In presentations at a two-day meeting of the NASA Advisory Council’s Human Exploration and Operations Committee Jan. 18 and 19, agency officials said the Artemis 4 mission, the first after the Artemis 3 mission lands astronauts on the moon, will not attempt a landing itself.

Instead, Artemis 4 will be devoted to assembly of the lunar Gateway. The mission will deliver the I-Hab habitat module, developed by the European Space Agency and the Japanese space agency JAXA, to the Gateway. It will be docked with the first Gateway elements, the Power and Propulsion Element and Habitation and Logistics Outpost, which will launch together on a Falcon Heavy in late 2024 and spend a year spiraling out to the near-rectilinear halo orbit around the moon.

Essentially, the Biden administration appears to be switching back to NASA’s original plans, to require use of the Lunar Gateway station for any future lunar exploration, thus delaying that exploration considerably. Do not expect any of this schedule to take place as promised. The 2025 lunar landing will be delayed, as will all subsequent SLS launches for Artemis. The rocket is simply too complicated and cumbersome to even maintain one launch per year, while inserting Gateway into the mix only slows down lunar exploration even more.

NASA officials also revealed that they are limiting their lunar landing Starship contract with SpaceX to only that single planned ’25 Moon mission. For future manned missions to the Moon the agency will request new bids from the entire industry.

NASA’s Human Landing System (HLS) Option A award to SpaceX last year covers only development of a lander and a single crewed flight on Artemis 3. NASA will acquire future landings through a separate effort, called Lunar Exploration Transportation Services (LETS). The goal of LETS is to select one, and possibly more, companies to provide “sustainable” landing services.

The timing of LETS — a draft request for proposals is scheduled for release this spring — means there will be a gap of a couple years before the first landing service acquired through that program would be ready. “It’ll be about two years from the Option A award to the LETS award before we’ll have this sustainable lander,” Kirasich said. “It’s a different lander with more aggressive requirements than Option A.”
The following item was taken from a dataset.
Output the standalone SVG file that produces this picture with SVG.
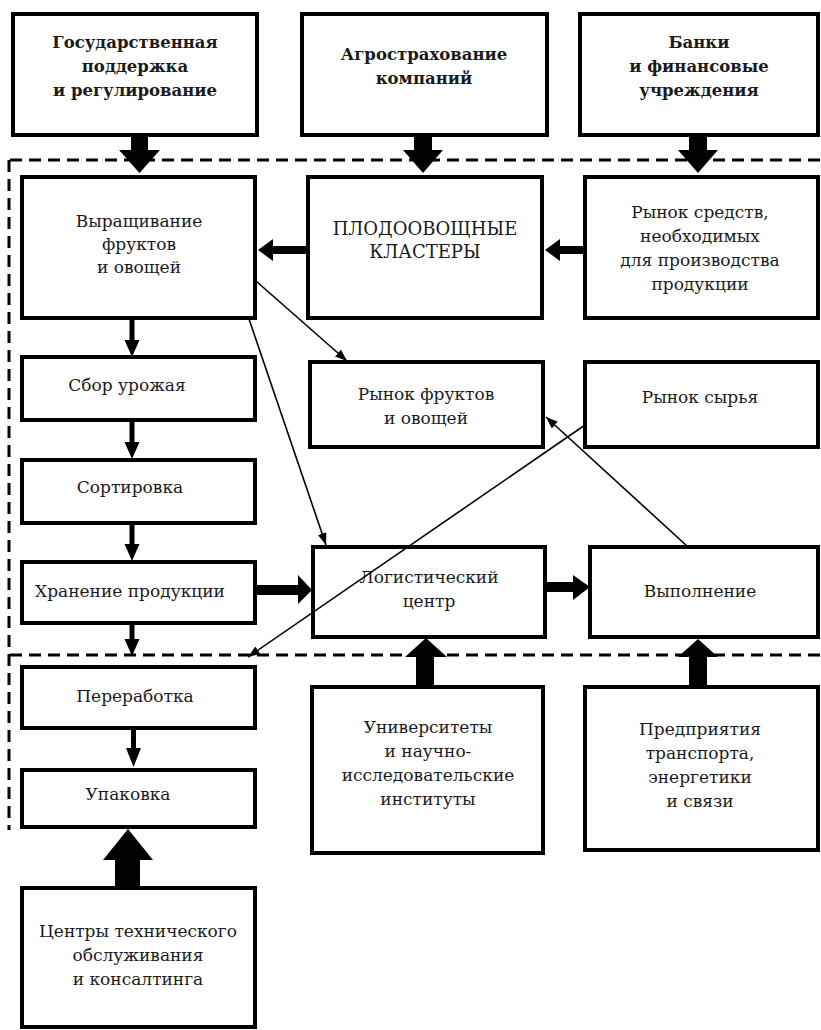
<svg xmlns="http://www.w3.org/2000/svg" width="821" height="1030" viewBox="0 0 821 1030">
<style>
.box{fill:#fff;stroke:#000;stroke-width:4}
.t{font-family:'DejaVu Serif',serif;font-size:17px;fill:#1a1a1a;text-anchor:middle}
.b{font-weight:bold;font-size:16.5px}
.dash{fill:none;stroke:#000;stroke-width:3;stroke-dasharray:12,7}
.thin{fill:none;stroke:#000;stroke-width:1.6;marker-end:url(#ah)}
.blk{fill:#000}
</style>
<defs>
<marker id="ah" markerUnits="userSpaceOnUse" markerWidth="12" markerHeight="10" refX="12" refY="4.5" orient="auto">
<path d="M0,0 L12,4.5 L0,9 z" fill="#000"/>
</marker>
</defs>
<rect width="821" height="1030" fill="#fff"/>
<g id="frame">
<path class="dash" d="M10,160 H821"/>
<path class="dash" d="M9,160 V830"/>
<path class="dash" d="M10,655 H821"/>
</g>
<g id="n-gov"><rect class="box" x="13" y="14" width="244" height="121"/><text class="t b" x="135" y="48">Государственная</text><text class="t b" x="135" y="72">поддержка</text><text class="t b" x="135" y="96">и регулирование</text></g>
<g id="n-agro"><rect class="box" x="302" y="14" width="245" height="121"/><text class="t b" x="424" y="60">Агрострахование</text><text class="t b" x="424" y="84">компаний</text></g>
<g id="n-bank"><rect class="box" x="580" y="14" width="238" height="121"/><text class="t b" x="699" y="48">Банки</text><text class="t b" x="699" y="72">и финансовые</text><text class="t b" x="699" y="96">учреждения</text></g>
<g id="n-grow"><rect class="box" x="22" y="177" width="233" height="141"/><text class="t" x="139" y="227">Выращивание</text><text class="t" x="139" y="250">фруктов</text><text class="t" x="139" y="273">и овощей</text></g>
<g id="n-cluster"><rect class="box" x="308" y="177" width="234" height="141"/><text class="t" x="425" y="235" style="font-size:18px">ПЛОДООВОЩНЫЕ</text><text class="t" x="425" y="258" style="font-size:18px">КЛАСТЕРЫ</text></g>
<g id="n-means"><rect class="box" x="585" y="177" width="233" height="141"/><text class="t" x="700" y="218">Рынок средств,</text><text class="t" x="700" y="242">необходимых</text><text class="t" x="700" y="266">для производства</text><text class="t" x="700" y="290">продукции</text></g>
<g id="n-harvest"><rect class="box" x="22" y="357" width="233" height="63"/><text class="t" x="127" y="391">Сбор урожая</text></g>
<g id="n-sort"><rect class="box" x="22" y="460" width="233" height="63"/><text class="t" x="130" y="493">Сортировка</text></g>
<g id="n-store"><rect class="box" x="22" y="562" width="233" height="61"/><text class="t" x="130" y="597">Хранение продукции</text></g>
<g id="n-proc"><rect class="box" x="22" y="667" width="233" height="61"/><text class="t" x="135" y="702">Переработка</text></g>
<g id="n-pack"><rect class="box" x="22" y="770" width="233" height="57"/><text class="t" x="128" y="800">Упаковка</text></g>
<g id="n-tech"><rect class="box" x="22" y="888" width="233" height="139"/><text class="t" x="138" y="937">Центры технического</text><text class="t" x="138" y="961">обслуживания</text><text class="t" x="138" y="985">и консалтинга</text></g>
<g id="n-fruitmkt"><rect class="box" x="310" y="362" width="233" height="85"/><text class="t" x="426" y="400">Рынок фруктов</text><text class="t" x="426" y="424">и овощей</text></g>
<g id="n-raw"><rect class="box" x="585" y="362" width="233" height="85"/><text class="t" x="700" y="403">Рынок сырья</text></g>
<g id="n-log"><rect class="box" x="313" y="547" width="232" height="90"/><text class="t" x="429" y="583">Логистический</text><text class="t" x="429" y="607">центр</text></g>
<g id="n-exec"><rect class="box" x="590" y="547" width="228" height="90"/><text class="t" x="700" y="597">Выполнение</text></g>
<g id="n-univ"><rect class="box" x="312" y="687" width="231" height="166"/><text class="t" x="428" y="733">Университеты</text><text class="t" x="428" y="757">и научно-</text><text class="t" x="428" y="781">исследовательские</text><text class="t" x="428" y="805">институты</text></g>
<g id="n-ent"><rect class="box" x="585" y="687" width="233" height="163"/><text class="t" x="700" y="735">Предприятия</text><text class="t" x="700" y="759">транспорта,</text><text class="t" x="700" y="783">энергетики</text><text class="t" x="700" y="807">и связи</text></g>
<g id="connectors">
<path class="blk" d="M131,136 H148 V150 H160 L139.5,173 L119,150 H131 Z"/>
<path class="blk" d="M414,136 H432 V150 H443 L423,173 L403,150 H414 Z"/>
<path class="blk" d="M689,136 H707 V150 H718 L698,173 L678,150 H689 Z"/>
<path class="blk" d="M306,246 H273 V239 L258,250 L273,261 V254 H306 Z"/>
<path class="blk" d="M583,246 H560 V239 L545,250 L560,261 V254 H583 Z"/>
<path class="blk" d="M257,585 H298 V575 L312,590 L298,604 V595 H257 Z"/>
<path class="blk" d="M547,582 H573 V575 L590,587 L573,600 V592 H547 Z"/>
<path class="blk" d="M416,686 H434 V657 H447 L426,638 L405,657 H416 Z"/>
<path class="blk" d="M689,686 H707 V657 H718 L698,639 L678,657 H689 Z"/>
<path class="blk" d="M115,887 H140 V860 H153 L128,829 L103,860 H115 Z"/>
<path class="blk" d="M129.5,320 H134.5 V340 H139.5 L132,357 L124.5,340 H129.5 Z"/>
<path class="blk" d="M129.5,422 H134.5 V442 H139.5 L132,459 L124.5,442 H129.5 Z"/>
<path class="blk" d="M129.5,525 H134.5 V544 H139.5 L132,561 L124.5,544 H129.5 Z"/>
<path class="blk" d="M129.5,625 H134.5 V639 H139.5 L132,656 L124.5,639 H129.5 Z"/>
<path class="blk" d="M131,730 H136 V748 H141 L133.5,767 L126,748 H131 Z"/>
<path class="thin" d="M256,281 L347,361"/>
<path class="thin" d="M249,319 L326,545"/>
<path class="thin" d="M585,425 L248,657"/>
<path class="thin" d="M687,546 L546,417"/>
</g>
</svg>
It appears that Jeff Bezos’ political lobbying efforts have paid off, and that NASA is now reopening bidding so that his consortium, led by Blue Origin, can once again compete for that lunar lander contract. Whether the Bezos’ team will be able to propose anything comparable to Starship is however very questionable.

None of this really hurts SpaceX. Its contract with NASA helps them develop a Starship lunar lander. Then, while NASA twiddles its thumbs building Gateway, it will be free to fly its own lunar missions, selling tickets on the open market. I suspect that — should NASA succeed in landing humans in ’25 — the next American manned landing on the Moon will be a bunch of SpaceX customers, not that second Artemis mission sometime in the late 2020s.

SpaceX of course will also be able to bid on that second lunar landing competition. And it will be hard for NASA not to award Starship a further contract, even if others are competing against it. Starship will be operational. The others will merely be proposed.